— start Material provided —
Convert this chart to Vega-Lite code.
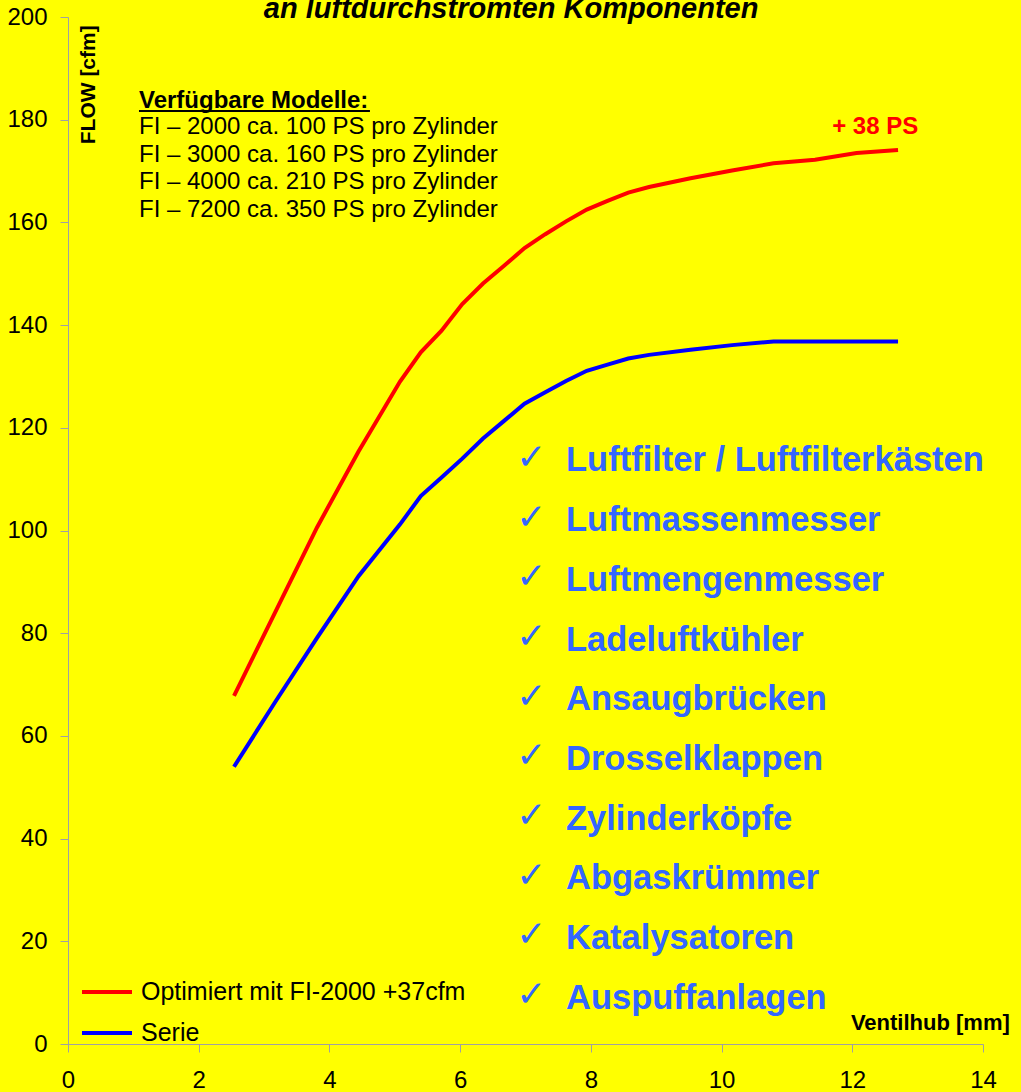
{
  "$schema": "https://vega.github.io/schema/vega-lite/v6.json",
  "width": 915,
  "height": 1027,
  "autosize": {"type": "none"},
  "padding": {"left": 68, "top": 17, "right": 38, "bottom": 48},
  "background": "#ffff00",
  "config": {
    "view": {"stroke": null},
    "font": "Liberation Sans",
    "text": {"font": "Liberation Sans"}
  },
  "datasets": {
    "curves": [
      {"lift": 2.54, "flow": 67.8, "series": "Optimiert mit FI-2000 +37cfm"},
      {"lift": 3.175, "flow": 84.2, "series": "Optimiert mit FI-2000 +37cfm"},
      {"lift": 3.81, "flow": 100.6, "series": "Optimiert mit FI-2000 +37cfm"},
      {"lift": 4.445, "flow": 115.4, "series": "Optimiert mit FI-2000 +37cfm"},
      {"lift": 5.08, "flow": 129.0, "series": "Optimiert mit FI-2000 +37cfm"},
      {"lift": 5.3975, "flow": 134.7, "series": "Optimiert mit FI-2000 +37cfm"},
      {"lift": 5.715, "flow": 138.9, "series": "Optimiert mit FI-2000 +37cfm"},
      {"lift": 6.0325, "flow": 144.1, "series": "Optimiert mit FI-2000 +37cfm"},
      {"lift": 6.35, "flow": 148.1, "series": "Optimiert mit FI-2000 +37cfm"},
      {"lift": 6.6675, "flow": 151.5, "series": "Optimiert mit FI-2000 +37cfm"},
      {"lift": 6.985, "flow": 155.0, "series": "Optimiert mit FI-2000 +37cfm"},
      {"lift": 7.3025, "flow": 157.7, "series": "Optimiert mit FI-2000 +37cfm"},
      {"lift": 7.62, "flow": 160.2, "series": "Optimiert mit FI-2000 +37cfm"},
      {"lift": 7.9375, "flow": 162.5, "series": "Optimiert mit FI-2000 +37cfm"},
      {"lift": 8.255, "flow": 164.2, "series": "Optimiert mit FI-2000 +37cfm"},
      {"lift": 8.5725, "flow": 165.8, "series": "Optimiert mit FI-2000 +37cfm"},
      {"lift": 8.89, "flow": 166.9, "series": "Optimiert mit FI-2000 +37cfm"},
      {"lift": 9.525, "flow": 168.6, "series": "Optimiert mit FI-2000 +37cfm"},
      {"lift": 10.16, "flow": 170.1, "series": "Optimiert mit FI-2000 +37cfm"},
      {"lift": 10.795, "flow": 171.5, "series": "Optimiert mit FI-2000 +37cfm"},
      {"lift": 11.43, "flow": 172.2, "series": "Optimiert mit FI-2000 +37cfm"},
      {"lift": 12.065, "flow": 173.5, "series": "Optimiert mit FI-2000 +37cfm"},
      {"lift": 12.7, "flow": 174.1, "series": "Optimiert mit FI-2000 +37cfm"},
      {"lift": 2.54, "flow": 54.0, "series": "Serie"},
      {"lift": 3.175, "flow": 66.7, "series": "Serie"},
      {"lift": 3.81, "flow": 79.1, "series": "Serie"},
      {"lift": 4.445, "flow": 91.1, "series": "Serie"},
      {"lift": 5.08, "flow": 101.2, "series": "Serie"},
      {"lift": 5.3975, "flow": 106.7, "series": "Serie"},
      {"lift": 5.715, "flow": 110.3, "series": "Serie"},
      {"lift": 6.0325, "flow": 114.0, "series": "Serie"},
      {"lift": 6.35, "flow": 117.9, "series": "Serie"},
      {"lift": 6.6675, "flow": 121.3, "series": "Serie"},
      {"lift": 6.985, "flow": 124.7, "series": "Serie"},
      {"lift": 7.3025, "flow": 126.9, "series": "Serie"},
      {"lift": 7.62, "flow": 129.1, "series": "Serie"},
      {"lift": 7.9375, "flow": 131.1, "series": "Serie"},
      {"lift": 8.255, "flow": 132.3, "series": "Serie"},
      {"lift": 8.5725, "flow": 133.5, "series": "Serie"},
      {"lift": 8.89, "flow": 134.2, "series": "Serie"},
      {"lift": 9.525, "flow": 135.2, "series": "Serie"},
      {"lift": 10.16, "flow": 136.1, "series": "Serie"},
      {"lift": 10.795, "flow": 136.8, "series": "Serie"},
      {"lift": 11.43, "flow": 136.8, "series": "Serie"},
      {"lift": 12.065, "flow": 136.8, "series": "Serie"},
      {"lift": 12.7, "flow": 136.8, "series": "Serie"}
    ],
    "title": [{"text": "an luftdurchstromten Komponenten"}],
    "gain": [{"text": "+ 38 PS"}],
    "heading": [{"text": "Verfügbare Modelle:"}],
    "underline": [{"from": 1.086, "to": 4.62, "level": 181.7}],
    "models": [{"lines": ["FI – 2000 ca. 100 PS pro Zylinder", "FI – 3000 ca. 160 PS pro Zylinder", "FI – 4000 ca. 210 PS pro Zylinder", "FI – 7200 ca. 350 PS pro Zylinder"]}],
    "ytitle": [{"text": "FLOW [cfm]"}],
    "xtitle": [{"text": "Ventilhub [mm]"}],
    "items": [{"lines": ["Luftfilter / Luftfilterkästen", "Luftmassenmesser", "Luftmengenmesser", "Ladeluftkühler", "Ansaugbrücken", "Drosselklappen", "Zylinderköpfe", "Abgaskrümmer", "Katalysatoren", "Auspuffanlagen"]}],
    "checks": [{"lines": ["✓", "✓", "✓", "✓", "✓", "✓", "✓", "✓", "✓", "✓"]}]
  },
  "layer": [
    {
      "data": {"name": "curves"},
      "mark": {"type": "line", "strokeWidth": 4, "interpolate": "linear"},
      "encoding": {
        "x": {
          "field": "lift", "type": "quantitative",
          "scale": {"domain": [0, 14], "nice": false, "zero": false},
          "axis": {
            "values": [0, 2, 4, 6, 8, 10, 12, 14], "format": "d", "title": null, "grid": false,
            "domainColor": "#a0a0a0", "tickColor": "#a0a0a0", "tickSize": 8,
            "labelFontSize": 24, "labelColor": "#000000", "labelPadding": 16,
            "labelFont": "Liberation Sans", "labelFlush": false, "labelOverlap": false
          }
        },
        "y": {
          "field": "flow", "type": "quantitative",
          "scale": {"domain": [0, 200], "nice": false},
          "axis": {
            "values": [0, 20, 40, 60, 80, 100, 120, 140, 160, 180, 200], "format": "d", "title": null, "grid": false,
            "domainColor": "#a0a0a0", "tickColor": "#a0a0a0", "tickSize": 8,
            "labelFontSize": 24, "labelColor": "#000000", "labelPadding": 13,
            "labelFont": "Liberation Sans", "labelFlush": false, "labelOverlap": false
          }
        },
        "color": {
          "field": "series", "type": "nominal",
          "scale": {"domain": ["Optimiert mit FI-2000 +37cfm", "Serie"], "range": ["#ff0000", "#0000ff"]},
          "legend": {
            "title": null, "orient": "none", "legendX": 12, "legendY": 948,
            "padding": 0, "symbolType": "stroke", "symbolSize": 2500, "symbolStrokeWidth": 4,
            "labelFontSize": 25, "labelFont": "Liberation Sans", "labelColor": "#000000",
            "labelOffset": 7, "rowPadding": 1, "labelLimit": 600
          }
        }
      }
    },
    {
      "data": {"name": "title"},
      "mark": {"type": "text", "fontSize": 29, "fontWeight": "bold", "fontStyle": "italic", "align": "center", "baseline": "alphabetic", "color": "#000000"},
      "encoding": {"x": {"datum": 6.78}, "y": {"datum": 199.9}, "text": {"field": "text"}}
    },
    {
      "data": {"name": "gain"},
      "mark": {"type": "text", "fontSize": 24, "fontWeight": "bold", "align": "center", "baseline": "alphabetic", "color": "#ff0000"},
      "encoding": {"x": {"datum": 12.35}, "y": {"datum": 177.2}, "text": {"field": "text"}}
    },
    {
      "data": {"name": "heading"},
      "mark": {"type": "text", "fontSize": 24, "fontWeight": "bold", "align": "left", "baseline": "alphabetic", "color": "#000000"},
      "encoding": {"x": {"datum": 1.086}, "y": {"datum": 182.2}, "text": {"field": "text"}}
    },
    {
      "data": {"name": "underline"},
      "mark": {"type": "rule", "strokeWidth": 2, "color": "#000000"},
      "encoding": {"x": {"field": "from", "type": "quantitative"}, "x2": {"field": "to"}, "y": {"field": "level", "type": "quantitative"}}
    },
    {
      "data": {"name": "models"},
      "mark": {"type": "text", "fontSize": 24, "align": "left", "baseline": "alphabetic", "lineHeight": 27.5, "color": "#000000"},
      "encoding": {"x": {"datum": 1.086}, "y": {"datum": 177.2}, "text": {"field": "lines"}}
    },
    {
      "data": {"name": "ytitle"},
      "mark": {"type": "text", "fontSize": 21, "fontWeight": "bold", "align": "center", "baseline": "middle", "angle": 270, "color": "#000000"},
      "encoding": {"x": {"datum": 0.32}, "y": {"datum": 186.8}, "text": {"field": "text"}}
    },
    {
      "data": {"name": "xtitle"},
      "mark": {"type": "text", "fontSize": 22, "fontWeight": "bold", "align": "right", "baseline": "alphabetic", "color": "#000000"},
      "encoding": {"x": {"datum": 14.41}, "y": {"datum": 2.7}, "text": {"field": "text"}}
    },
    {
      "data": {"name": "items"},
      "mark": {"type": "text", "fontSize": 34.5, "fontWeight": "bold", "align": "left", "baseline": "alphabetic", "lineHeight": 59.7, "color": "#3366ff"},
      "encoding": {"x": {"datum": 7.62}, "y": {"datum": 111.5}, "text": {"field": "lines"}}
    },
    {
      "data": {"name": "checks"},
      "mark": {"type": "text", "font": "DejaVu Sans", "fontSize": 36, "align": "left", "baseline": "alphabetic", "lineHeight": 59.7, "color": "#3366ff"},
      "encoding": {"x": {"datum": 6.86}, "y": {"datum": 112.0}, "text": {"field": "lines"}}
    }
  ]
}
— end Material provided —
— start Material provided —
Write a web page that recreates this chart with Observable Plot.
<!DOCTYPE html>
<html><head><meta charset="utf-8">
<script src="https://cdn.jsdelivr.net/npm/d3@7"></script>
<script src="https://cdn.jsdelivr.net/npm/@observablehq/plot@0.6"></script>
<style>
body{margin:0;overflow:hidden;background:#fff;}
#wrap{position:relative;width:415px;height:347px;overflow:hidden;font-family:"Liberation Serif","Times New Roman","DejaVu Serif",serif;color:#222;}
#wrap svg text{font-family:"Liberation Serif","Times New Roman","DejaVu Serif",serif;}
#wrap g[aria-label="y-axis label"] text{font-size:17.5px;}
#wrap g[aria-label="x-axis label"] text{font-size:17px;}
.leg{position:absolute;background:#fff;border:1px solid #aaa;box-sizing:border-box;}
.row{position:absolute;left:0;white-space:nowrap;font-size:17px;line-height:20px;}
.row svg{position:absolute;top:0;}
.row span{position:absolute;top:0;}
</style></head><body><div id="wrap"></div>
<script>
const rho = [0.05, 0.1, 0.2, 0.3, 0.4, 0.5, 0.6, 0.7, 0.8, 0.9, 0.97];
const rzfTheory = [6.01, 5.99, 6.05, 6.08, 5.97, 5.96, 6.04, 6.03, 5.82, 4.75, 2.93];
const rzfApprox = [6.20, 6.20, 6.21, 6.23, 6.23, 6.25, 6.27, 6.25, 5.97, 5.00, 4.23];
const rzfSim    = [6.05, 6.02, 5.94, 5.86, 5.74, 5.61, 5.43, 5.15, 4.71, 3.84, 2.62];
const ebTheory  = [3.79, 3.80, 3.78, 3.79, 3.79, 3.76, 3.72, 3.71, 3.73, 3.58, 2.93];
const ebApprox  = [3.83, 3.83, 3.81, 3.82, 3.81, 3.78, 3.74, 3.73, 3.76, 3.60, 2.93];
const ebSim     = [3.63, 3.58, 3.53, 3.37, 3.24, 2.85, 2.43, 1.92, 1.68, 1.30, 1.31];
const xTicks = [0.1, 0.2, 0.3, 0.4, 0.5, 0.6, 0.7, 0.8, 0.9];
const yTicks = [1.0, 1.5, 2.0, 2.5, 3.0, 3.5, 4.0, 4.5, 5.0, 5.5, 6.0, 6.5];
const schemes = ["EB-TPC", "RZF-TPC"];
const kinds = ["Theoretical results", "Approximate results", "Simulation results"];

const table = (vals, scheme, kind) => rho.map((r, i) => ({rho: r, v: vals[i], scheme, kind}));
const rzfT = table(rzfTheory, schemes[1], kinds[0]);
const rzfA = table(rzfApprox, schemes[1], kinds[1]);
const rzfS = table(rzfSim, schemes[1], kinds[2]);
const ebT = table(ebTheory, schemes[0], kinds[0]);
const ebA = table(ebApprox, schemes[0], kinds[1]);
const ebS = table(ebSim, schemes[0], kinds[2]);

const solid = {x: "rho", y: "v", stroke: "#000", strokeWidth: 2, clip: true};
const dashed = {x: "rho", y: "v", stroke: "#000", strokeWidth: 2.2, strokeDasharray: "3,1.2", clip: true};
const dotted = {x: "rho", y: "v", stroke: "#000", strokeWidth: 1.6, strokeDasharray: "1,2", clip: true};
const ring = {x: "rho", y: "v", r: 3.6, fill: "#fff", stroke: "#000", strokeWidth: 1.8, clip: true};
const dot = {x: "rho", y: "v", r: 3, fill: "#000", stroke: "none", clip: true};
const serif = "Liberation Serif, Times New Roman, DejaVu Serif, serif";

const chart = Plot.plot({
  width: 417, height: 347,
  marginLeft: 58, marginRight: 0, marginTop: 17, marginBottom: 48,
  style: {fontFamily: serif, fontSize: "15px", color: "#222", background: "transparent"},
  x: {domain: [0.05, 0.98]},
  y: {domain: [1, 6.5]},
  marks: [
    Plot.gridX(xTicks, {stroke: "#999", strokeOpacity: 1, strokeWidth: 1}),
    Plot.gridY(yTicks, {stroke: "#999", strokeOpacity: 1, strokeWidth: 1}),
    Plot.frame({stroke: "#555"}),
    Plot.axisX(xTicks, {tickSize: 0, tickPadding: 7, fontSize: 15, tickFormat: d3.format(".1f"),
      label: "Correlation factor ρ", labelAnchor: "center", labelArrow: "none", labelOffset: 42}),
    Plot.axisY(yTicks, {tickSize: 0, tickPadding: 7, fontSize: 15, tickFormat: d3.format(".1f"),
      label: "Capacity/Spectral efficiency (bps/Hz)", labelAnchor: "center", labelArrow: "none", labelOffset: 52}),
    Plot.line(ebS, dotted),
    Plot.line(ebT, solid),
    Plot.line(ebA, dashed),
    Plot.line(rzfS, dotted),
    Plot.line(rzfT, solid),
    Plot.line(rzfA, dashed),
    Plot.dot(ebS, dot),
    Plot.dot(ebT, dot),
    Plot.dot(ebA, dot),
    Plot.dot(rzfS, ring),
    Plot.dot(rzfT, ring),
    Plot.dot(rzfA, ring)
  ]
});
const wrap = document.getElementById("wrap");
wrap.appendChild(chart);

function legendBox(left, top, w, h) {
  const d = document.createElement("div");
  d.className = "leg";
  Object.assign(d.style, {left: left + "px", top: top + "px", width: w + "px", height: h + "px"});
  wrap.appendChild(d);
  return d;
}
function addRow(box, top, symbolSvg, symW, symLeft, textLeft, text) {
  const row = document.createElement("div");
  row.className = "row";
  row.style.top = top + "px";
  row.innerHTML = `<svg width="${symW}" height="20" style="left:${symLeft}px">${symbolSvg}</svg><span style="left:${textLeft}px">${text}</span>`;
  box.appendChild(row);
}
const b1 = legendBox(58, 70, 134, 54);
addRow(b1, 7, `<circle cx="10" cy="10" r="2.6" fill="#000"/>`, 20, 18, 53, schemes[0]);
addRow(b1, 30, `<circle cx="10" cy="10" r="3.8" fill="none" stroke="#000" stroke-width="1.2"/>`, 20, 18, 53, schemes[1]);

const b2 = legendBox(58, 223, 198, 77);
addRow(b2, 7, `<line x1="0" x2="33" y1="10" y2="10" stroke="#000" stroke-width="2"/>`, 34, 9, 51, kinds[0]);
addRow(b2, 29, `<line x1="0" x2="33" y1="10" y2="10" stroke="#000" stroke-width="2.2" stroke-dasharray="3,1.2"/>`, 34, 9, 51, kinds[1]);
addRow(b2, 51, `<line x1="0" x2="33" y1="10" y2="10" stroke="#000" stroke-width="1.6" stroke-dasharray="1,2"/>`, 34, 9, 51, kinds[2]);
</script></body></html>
— end Material provided —
Where a line in the entries holds "chart", copy that line.

**Written reply**
Convert this chart to Vega-Lite code.
Write a web page that recreates this chart with Observable Plot.
const chart = Plot.plot({
wrap.appendChild(chart);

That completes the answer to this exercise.